Nel nuovo governo siede, tra l’altro, una vice presidente donna, Elham Aminzade, una scelta che conferma come Rouhani si ponga quale nuovo Khatami (il famoso Presidente riformista che, tra l’altro, aveva per primo nella storia del Paese, scelto una donna, l’ambientalista Mahsoumeh Ebtekar, come sua vice,). Se questa può essere letta quale scelta di comodo onde compiacere l’elettorato femminile, certo l’incarico dato ad una altra donna, Marzieh Afkham, nuova portavoce del Ministro degli Esteri, non è solo di decoro. Prima donna d’Iran a rappresentare un Ministero dinnanzi ai media internazionali, la 48nne Afkam, che proviene dalla diplomazia, ha accettato il mandato in un momento delicatissimo, stretto tra un possibile attacco missilistico americano contro la Siria e gli estenuanti negoziati sul programma nucleare iraniano. Certo le decisioni sono in mano al Ministro, Mohammad Javad Zarif, che in questi giorni sta dando prova di consumata abilità diplomatica esprimendo, a un tempo, ferma condanna per l’uso delle armi chimiche in Siria, preoccupazione per un intervento bellico che provocherebbe ulteriori sofferenze alla popolazione siriana, ma anche biasimo nei confronti di Washington che si erge a paladino dei siriani vittime di armi chimiche, quando ai tempi dell’attacco iracheno nei confronti dell’Iran ha sostenuto l’allora alleato Saddam Hussein facente uso delle stesse armi letali contro gli iraniani. Il fatto poi che il neo ministro affidi queste considerazioni alla sua pagina Facebook (mentre lo stesso Rouhani continua a twittare dichiarazioni tramite l’omonimo social network), fa capire come nella politica iraniana si respiri una nuova aria.

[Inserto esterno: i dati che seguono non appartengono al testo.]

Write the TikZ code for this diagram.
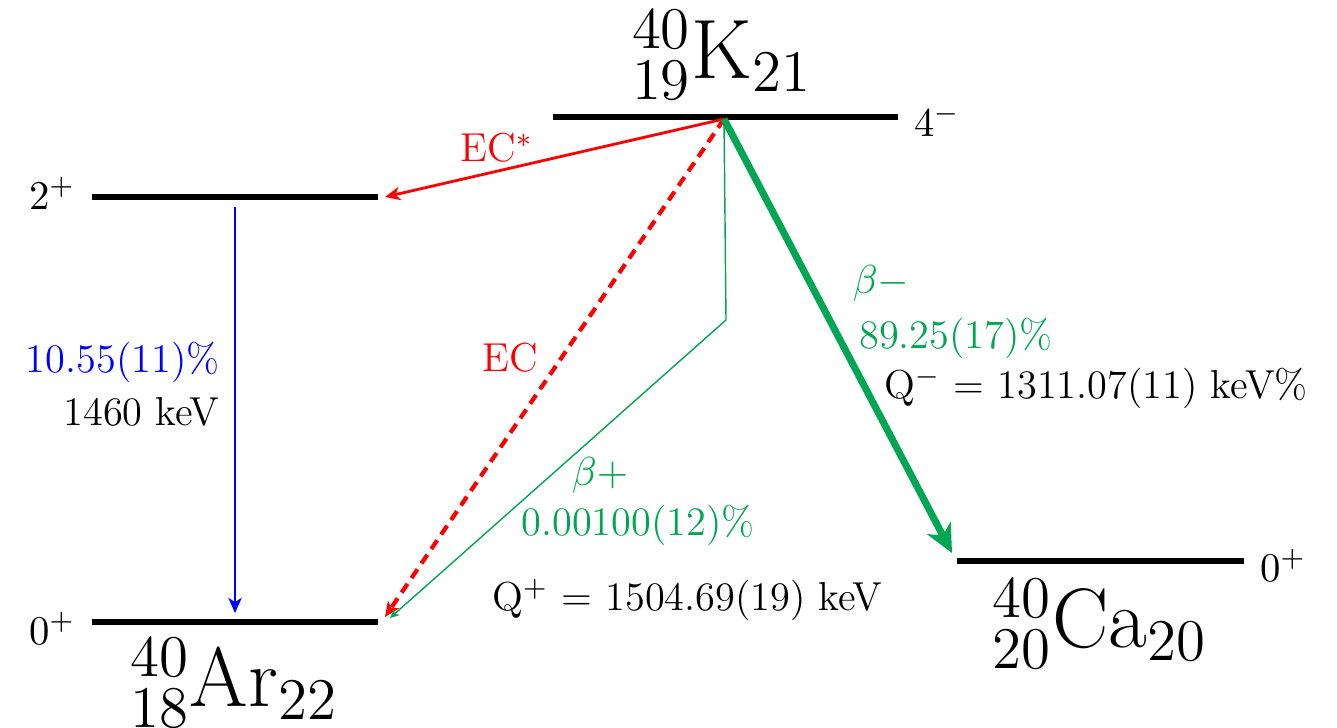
\RequirePackage{fix-cm}
\documentclass[tikz,border=0pt]{standalone}
\usepackage{fontspec}
\usetikzlibrary{positioning,arrows.meta}

\definecolor{decaygreen}{RGB}{0,166,81}

\tikzset{
  level/.style={line width=1.7pt},
  spin/.style={font=\fontsize{11.6}{14}\selectfont},
  lbl/.style={font=\fontsize{11.5}{14}\selectfont},
  nuclide/.style={font=\fontsize{24}{28}\selectfont, anchor=base},
  smalltip/.style={-{Stealth[length=4.3pt,width=3.8pt,inset=1.2pt]}},
  tinytip/.style={-{Stealth[length=2.6pt,width=2.4pt,inset=0.8pt]}},
  widetip/.style={-{Stealth[length=8pt,width=7.5pt,inset=2.4pt]}}
}

\begin{document}
\begin{tikzpicture}

\useasboundingbox (0,0) rectangle (13.37,7.28);

% levels
\coordinate (kL) at (5.53,6.11);  \coordinate (kR) at (8.98,6.11);   % K
\coordinate (exL) at (0.92,5.31); \coordinate (exR) at (3.78,5.31);  % Ar 2+
\coordinate (arL) at (0.92,1.06); \coordinate (arR) at (3.78,1.06);  % Ar 0+
\coordinate (caL) at (9.57,1.67); \coordinate (caR) at (12.44,1.67); % Ca

\draw[level] (kL) -- (kR);
\draw[level] (exL) -- (exR);
\draw[level] (arL) -- (arR);
\draw[level] (caL) -- (caR);

\node[nuclide] (K) at (7.22,6.49) {$^{40}_{19}$K$_{21}$};
\node[nuclide] (Ar) at (2.34,0.21) {$^{40}_{18}$Ar$_{22}$};
\node[nuclide] (Ca) at (11.0,0.80) {$^{40}_{20}$Ca$_{20}$};

\node[spin] (sK) at (9.37,6.08) {$4^-$};
\node[spin] (sEx) at (0.52,5.35) {$2^+$};
\node[spin] (sAr) at (0.52,1.00) {$0^+$};
\node[spin] (sCa) at (12.83,1.63) {$0^+$};

% transitions
\coordinate (src) at (7.24,6.09);
\coordinate (ecs) at (3.85,5.31);
\coordinate (ec) at (3.85,1.11);
\coordinate (bpk) at (7.26,4.08);
\coordinate (bp) at (3.90,1.10);
\coordinate (bm) at (9.52,1.75);
\coordinate (gtop) at (2.35,5.21);
\coordinate (gbot) at (2.35,1.15);

\draw[smalltip, red, thick] (src) -- (ecs);
\draw[smalltip, red, line width=1.2pt, dash pattern=on 3pt off 2pt] (src) -- (ec);
\draw[tinytip, decaygreen, thin] (src) -- (bpk) -- (bp);
\draw[widetip, decaygreen, line width=2pt] (src) -- (bm);
\draw[smalltip, blue, thick] (gtop) -- (gbot);

\node[lbl, red] (tECs) at (4.97,5.80) {EC$^*$};
\node[lbl, red] (tEC) at (5.10,3.70) {EC};

\node[lbl, decaygreen] (tBp) at (6.00,2.53) {$\beta+$};
\node[lbl, decaygreen] (tBpI) at (6.38,2.03) {0.00100(12)\%};
\node[lbl] (tQp) at (6.875,1.28) {Q$^+$ = 1504.69(19) keV};

\node[lbl, decaygreen] (tBm) at (8.81,4.45) {$\beta-$};
\node[lbl, decaygreen] (tBmI) at (9.56,3.90) {89.25(17)\%};
\node[lbl] (tQm) at (10.96,3.40) {Q$^-$ = 1311.07(11) keV\%};

\node[lbl, blue, anchor=east] (tG) at (2.32,3.66) {10.55(11)\%};
\node[lbl, anchor=east] (tGE) at (2.32,3.16) {1460 keV};

\end{tikzpicture}
\end{document}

Certo non ci si deve illudere che tutto ciò sia foriero di cambiamenti epocali in breve termine, ma di certo ci si deve chiedere che cosa comporterebbe un attacco alla Siria (al momento unico alleato dell’Iran nell’area) anche nei confronti della società civile iraniana e delle nuove speranze lì nutrite. L’arrivo di Rouhani e della nuova amministrazione ha fatto subito sperare in un nuovo corso nei rapporti tra Iran e Stati Uniti, ma un attacco americano alla Siria annienterebbe ogni possibilità di dialogo. Nonostante le apparenze, Stati Uniti e Iran hanno già collaborato per risolvere una crisi, quella afghana, con conseguente caduta del regime dei Taleban. Tale collaborazione potrebbe essere riproposta nel caso siriano. Gli Stati Uniti si devono quindi chiedere se hanno già esplorato tutte le possibilità diplomatiche prima di arrivare all’attacco bellico contro Damasco, azione che avrebbe ripercussioni catastrofiche anche sul destino dell’Iran e su quello del mondo intero.